## DESCRIPTION OF THE TASK
Copy the data precisely, character for character, and leave out every picture.

* Start MATERIAL *

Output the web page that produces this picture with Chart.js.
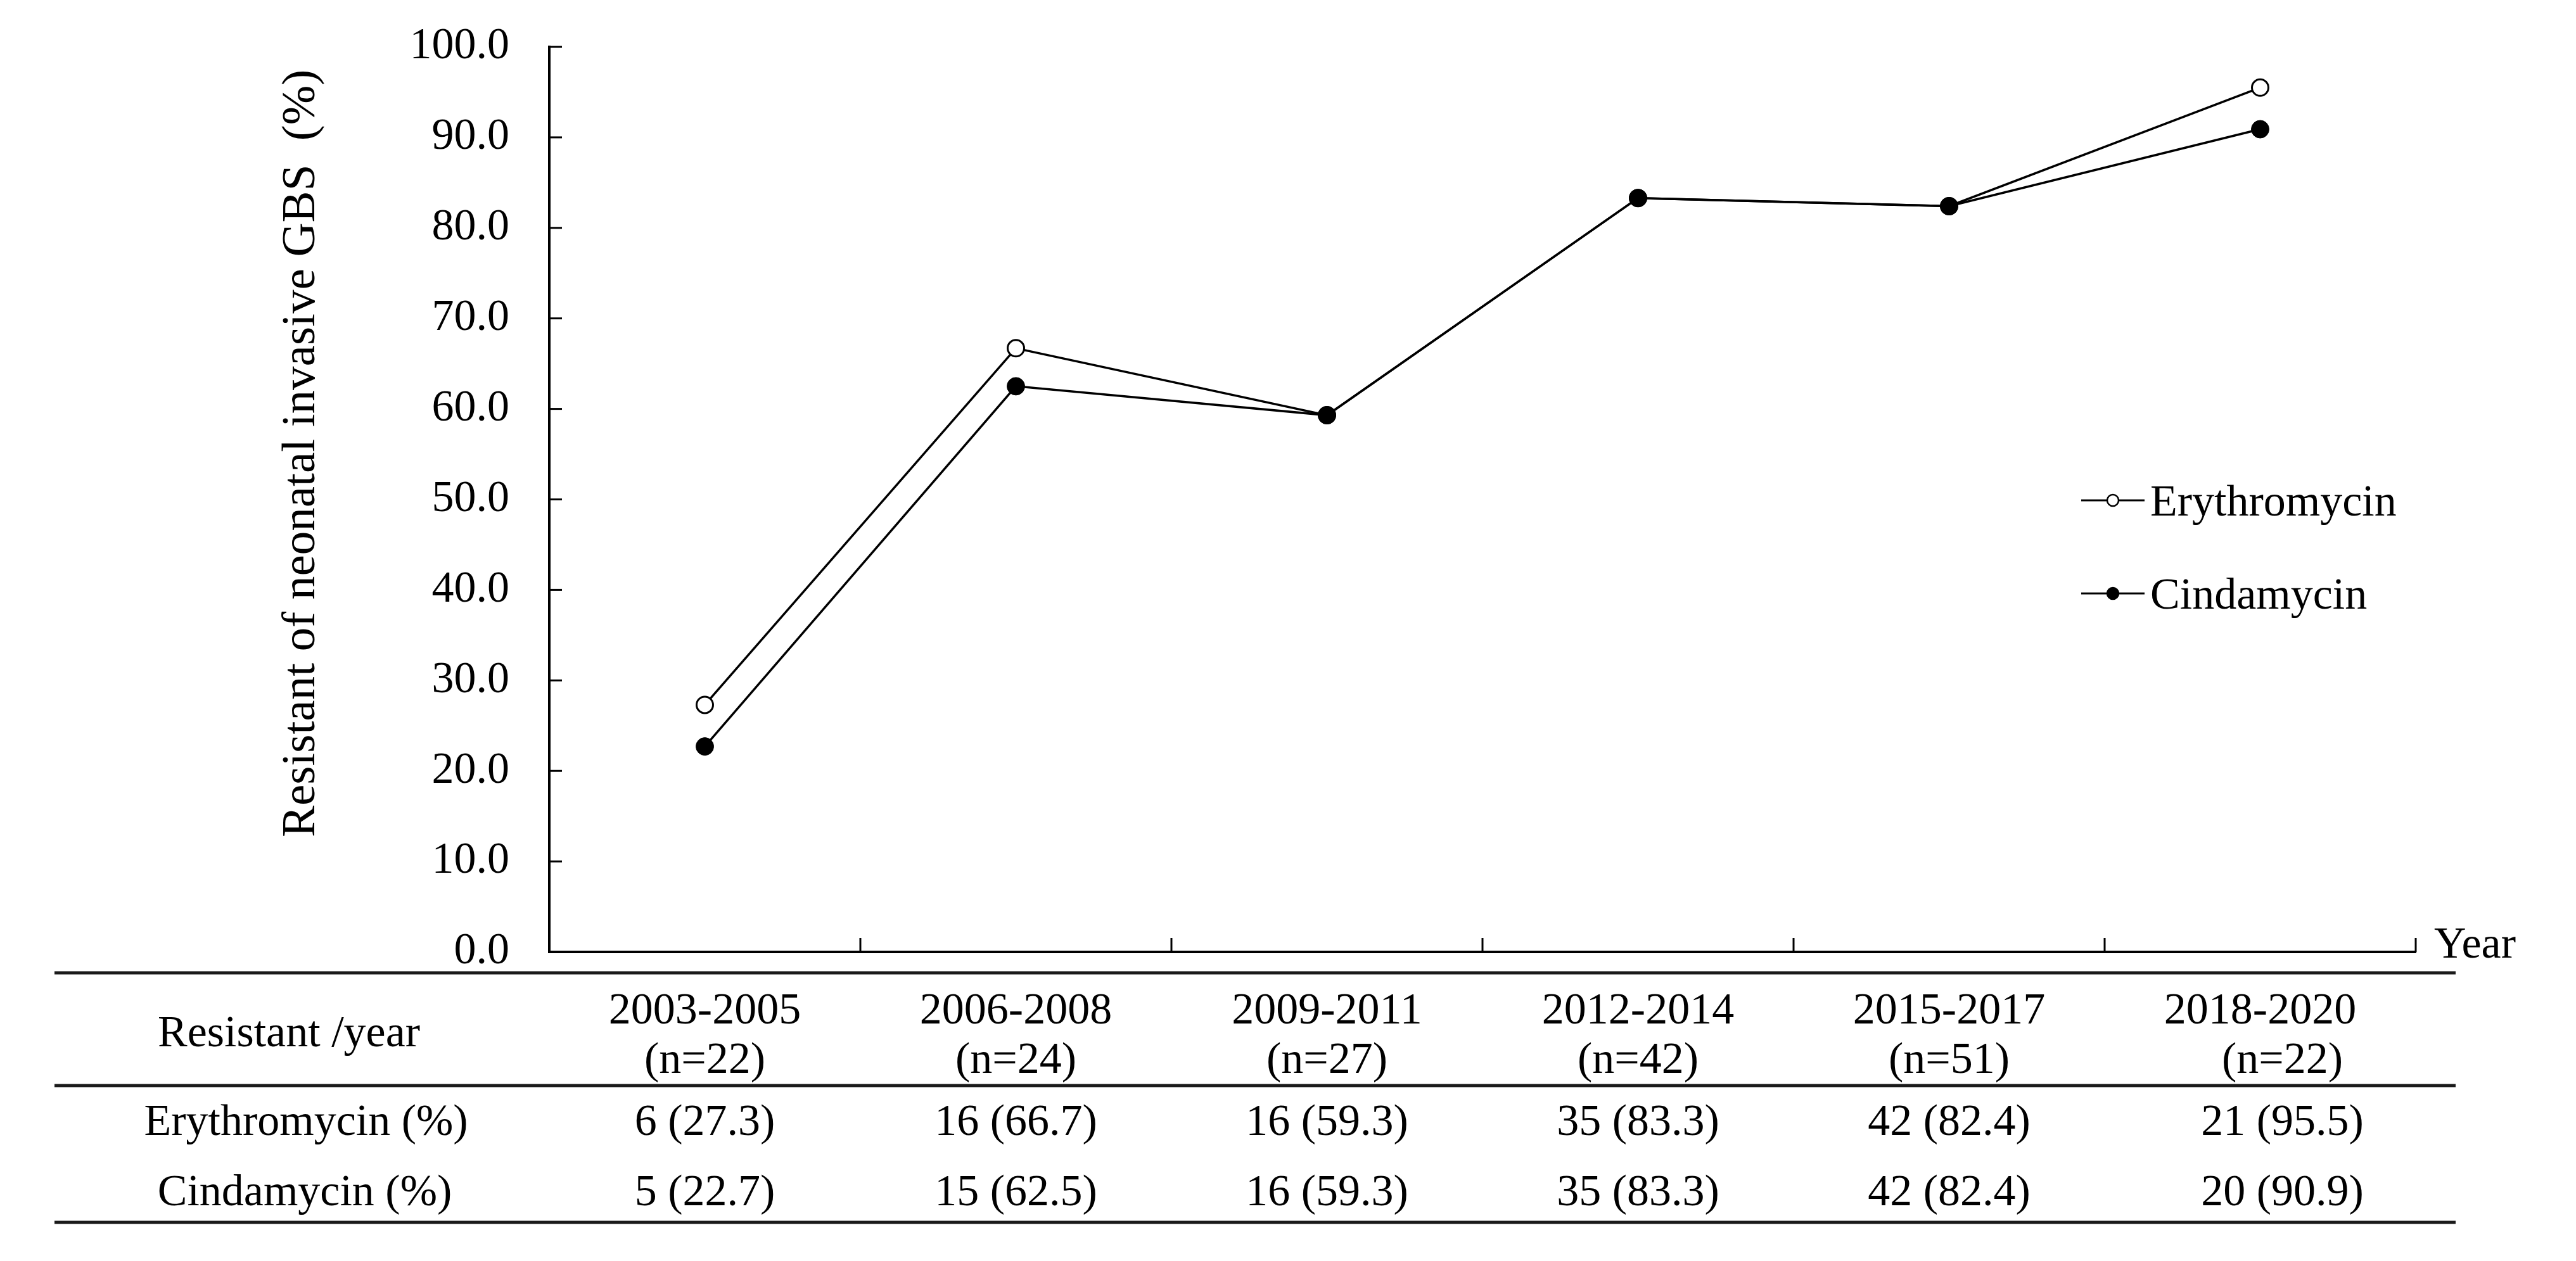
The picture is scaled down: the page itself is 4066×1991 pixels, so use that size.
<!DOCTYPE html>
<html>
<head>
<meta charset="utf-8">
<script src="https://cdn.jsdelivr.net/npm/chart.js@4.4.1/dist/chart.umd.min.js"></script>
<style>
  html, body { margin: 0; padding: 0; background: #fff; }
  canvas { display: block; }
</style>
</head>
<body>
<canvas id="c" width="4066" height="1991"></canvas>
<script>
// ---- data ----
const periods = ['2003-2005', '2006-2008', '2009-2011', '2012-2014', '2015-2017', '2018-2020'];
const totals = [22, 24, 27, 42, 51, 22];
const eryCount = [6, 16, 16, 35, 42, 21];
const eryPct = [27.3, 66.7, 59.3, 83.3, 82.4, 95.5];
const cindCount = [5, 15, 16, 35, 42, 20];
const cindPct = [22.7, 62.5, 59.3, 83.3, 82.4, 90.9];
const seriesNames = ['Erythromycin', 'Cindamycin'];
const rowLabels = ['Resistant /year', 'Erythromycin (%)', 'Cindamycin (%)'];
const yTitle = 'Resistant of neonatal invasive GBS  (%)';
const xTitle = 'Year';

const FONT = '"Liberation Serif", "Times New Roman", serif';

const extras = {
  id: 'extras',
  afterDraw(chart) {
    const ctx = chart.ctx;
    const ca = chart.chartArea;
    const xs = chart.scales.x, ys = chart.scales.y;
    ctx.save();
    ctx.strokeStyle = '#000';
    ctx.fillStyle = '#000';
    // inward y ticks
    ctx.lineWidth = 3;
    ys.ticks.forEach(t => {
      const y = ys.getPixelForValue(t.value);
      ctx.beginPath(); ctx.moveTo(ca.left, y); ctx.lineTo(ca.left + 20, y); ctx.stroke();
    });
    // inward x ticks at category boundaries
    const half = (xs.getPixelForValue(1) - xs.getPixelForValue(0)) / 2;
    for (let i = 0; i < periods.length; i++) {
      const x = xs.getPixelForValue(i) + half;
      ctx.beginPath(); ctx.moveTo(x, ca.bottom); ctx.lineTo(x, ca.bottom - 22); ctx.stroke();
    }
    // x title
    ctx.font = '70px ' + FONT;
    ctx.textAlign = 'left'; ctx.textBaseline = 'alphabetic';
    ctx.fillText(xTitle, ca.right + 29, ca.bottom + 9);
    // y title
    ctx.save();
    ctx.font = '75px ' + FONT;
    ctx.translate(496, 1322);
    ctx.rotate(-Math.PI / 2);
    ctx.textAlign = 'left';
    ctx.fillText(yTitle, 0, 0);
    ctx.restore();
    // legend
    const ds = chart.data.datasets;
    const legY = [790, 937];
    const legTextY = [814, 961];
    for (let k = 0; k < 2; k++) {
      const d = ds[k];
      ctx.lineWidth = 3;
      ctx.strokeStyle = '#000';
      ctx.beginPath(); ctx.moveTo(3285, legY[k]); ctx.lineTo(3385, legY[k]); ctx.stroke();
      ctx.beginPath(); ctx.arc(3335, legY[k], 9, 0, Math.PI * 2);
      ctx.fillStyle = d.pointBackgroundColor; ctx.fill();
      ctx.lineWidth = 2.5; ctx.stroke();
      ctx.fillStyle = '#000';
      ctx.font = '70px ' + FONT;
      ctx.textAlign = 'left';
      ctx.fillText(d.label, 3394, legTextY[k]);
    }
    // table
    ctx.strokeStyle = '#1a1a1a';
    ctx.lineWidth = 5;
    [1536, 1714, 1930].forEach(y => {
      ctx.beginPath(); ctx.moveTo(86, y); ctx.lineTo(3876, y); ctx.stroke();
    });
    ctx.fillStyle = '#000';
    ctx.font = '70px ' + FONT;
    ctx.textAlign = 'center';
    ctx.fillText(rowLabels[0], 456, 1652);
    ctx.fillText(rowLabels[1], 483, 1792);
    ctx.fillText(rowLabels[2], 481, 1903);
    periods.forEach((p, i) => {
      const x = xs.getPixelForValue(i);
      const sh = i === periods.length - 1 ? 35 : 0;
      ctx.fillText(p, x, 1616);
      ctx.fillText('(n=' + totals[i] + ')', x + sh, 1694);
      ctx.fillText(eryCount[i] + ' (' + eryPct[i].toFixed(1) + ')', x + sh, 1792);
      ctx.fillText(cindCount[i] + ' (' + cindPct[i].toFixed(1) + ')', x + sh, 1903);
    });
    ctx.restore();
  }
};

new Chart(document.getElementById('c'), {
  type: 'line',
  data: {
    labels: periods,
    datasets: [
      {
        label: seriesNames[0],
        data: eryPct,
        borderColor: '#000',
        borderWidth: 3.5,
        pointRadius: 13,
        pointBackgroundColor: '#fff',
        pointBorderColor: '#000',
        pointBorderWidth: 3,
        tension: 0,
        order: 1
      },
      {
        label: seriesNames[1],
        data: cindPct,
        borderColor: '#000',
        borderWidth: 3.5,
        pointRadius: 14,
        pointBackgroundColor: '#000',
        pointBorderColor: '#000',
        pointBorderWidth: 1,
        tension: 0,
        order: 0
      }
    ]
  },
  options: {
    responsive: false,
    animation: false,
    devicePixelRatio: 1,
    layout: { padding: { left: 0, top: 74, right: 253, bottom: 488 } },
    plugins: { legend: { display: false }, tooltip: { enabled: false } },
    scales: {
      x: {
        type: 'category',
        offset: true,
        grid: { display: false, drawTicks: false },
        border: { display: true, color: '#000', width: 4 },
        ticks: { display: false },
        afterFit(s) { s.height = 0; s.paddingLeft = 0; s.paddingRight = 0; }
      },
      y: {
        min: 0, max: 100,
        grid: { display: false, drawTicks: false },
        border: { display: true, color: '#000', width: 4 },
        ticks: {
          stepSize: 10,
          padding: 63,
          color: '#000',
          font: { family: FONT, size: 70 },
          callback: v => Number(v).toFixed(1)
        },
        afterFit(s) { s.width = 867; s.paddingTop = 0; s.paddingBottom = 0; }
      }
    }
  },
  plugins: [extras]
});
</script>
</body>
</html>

* End MATERIAL *

## EXPECTED ANSWER
Output the web page that produces this picture with Chart.js.
The picture is scaled down: the page itself is 4066×1991 pixels, so use that size.
<!DOCTYPE html>
<html>
<head>
<meta charset="utf-8">
<script src="https://cdn.jsdelivr.net/npm/chart.js@4.4.1/dist/chart.umd.min.js"></script>
<style>
  html, body { margin: 0; padding: 0; background: #fff; }
  canvas { display: block; }
</style>
</head>
<body>
<canvas id="c" width="4066" height="1991"></canvas>
<script>
// ---- data ----
const periods = ['2003-2005', '2006-2008', '2009-2011', '2012-2014', '2015-2017', '2018-2020'];
const totals = [22, 24, 27, 42, 51, 22];
const eryCount = [6, 16, 16, 35, 42, 21];
const eryPct = [27.3, 66.7, 59.3, 83.3, 82.4, 95.5];
const cindCount = [5, 15, 16, 35, 42, 20];
const cindPct = [22.7, 62.5, 59.3, 83.3, 82.4, 90.9];
const seriesNames = ['Erythromycin', 'Cindamycin'];
const rowLabels = ['Resistant /year', 'Erythromycin (%)', 'Cindamycin (%)'];
const yTitle = 'Resistant of neonatal invasive GBS  (%)';
const xTitle = 'Year';

const FONT = '"Liberation Serif", "Times New Roman", serif';

const extras = {
  id: 'extras',
  afterDraw(chart) {
    const ctx = chart.ctx;
    const ca = chart.chartArea;
    const xs = chart.scales.x, ys = chart.scales.y;
    ctx.save();
    ctx.strokeStyle = '#000';
    ctx.fillStyle = '#000';
    // inward y ticks
    ctx.lineWidth = 3;
    ys.ticks.forEach(t => {
      const y = ys.getPixelForValue(t.value);
      ctx.beginPath(); ctx.moveTo(ca.left, y); ctx.lineTo(ca.left + 20, y); ctx.stroke();
    });
    // inward x ticks at category boundaries
    const half = (xs.getPixelForValue(1) - xs.getPixelForValue(0)) / 2;
    for (let i = 0; i < periods.length; i++) {
      const x = xs.getPixelForValue(i) + half;
      ctx.beginPath(); ctx.moveTo(x, ca.bottom); ctx.lineTo(x, ca.bottom - 22); ctx.stroke();
    }
    // x title
    ctx.font = '70px ' + FONT;
    ctx.textAlign = 'left'; ctx.textBaseline = 'alphabetic';
    ctx.fillText(xTitle, ca.right + 29, ca.bottom + 9);
    // y title
    ctx.save();
    ctx.font = '75px ' + FONT;
    ctx.translate(496, 1322);
    ctx.rotate(-Math.PI / 2);
    ctx.textAlign = 'left';
    ctx.fillText(yTitle, 0, 0);
    ctx.restore();
    // legend
    const ds = chart.data.datasets;
    const legY = [790, 937];
    const legTextY = [814, 961];
    for (let k = 0; k < 2; k++) {
      const d = ds[k];
      ctx.lineWidth = 3;
      ctx.strokeStyle = '#000';
      ctx.beginPath(); ctx.moveTo(3285, legY[k]); ctx.lineTo(3385, legY[k]); ctx.stroke();
      ctx.beginPath(); ctx.arc(3335, legY[k], 9, 0, Math.PI * 2);
      ctx.fillStyle = d.pointBackgroundColor; ctx.fill();
      ctx.lineWidth = 2.5; ctx.stroke();
      ctx.fillStyle = '#000';
      ctx.font = '70px ' + FONT;
      ctx.textAlign = 'left';
      ctx.fillText(d.label, 3394, legTextY[k]);
    }
    // table
    ctx.strokeStyle = '#1a1a1a';
    ctx.lineWidth = 5;
    [1536, 1714, 1930].forEach(y => {
      ctx.beginPath(); ctx.moveTo(86, y); ctx.lineTo(3876, y); ctx.stroke();
    });
    ctx.fillStyle = '#000';
    ctx.font = '70px ' + FONT;
    ctx.textAlign = 'center';
    ctx.fillText(rowLabels[0], 456, 1652);
    ctx.fillText(rowLabels[1], 483, 1792);
    ctx.fillText(rowLabels[2], 481, 1903);
    periods.forEach((p, i) => {
      const x = xs.getPixelForValue(i);
      const sh = i === periods.length - 1 ? 35 : 0;
      ctx.fillText(p, x, 1616);
      ctx.fillText('(n=' + totals[i] + ')', x + sh, 1694);
      ctx.fillText(eryCount[i] + ' (' + eryPct[i].toFixed(1) + ')', x + sh, 1792);
      ctx.fillText(cindCount[i] + ' (' + cindPct[i].toFixed(1) + ')', x + sh, 1903);
    });
    ctx.restore();
  }
};

new Chart(document.getElementById('c'), {
  type: 'line',
  data: {
    labels: periods,
    datasets: [
      {
        label: seriesNames[0],
        data: eryPct,
        borderColor: '#000',
        borderWidth: 3.5,
        pointRadius: 13,
        pointBackgroundColor: '#fff',
        pointBorderColor: '#000',
        pointBorderWidth: 3,
        tension: 0,
        order: 1
      },
      {
        label: seriesNames[1],
        data: cindPct,
        borderColor: '#000',
        borderWidth: 3.5,
        pointRadius: 14,
        pointBackgroundColor: '#000',
        pointBorderColor: '#000',
        pointBorderWidth: 1,
        tension: 0,
        order: 0
      }
    ]
  },
  options: {
    responsive: false,
    animation: false,
    devicePixelRatio: 1,
    layout: { padding: { left: 0, top: 74, right: 253, bottom: 488 } },
    plugins: { legend: { display: false }, tooltip: { enabled: false } },
    scales: {
      x: {
        type: 'category',
        offset: true,
        grid: { display: false, drawTicks: false },
        border: { display: true, color: '#000', width: 4 },
        ticks: { display: false },
        afterFit(s) { s.height = 0; s.paddingLeft = 0; s.paddingRight = 0; }
      },
      y: {
        min: 0, max: 100,
        grid: { display: false, drawTicks: false },
        border: { display: true, color: '#000', width: 4 },
        ticks: {
          stepSize: 10,
          padding: 63,
          color: '#000',
          font: { family: FONT, size: 70 },
          callback: v => Number(v).toFixed(1)
        },
        afterFit(s) { s.width = 867; s.paddingTop = 0; s.paddingBottom = 0; }
      }
    }
  },
  plugins: [extras]
});
</script>
</body>
</html>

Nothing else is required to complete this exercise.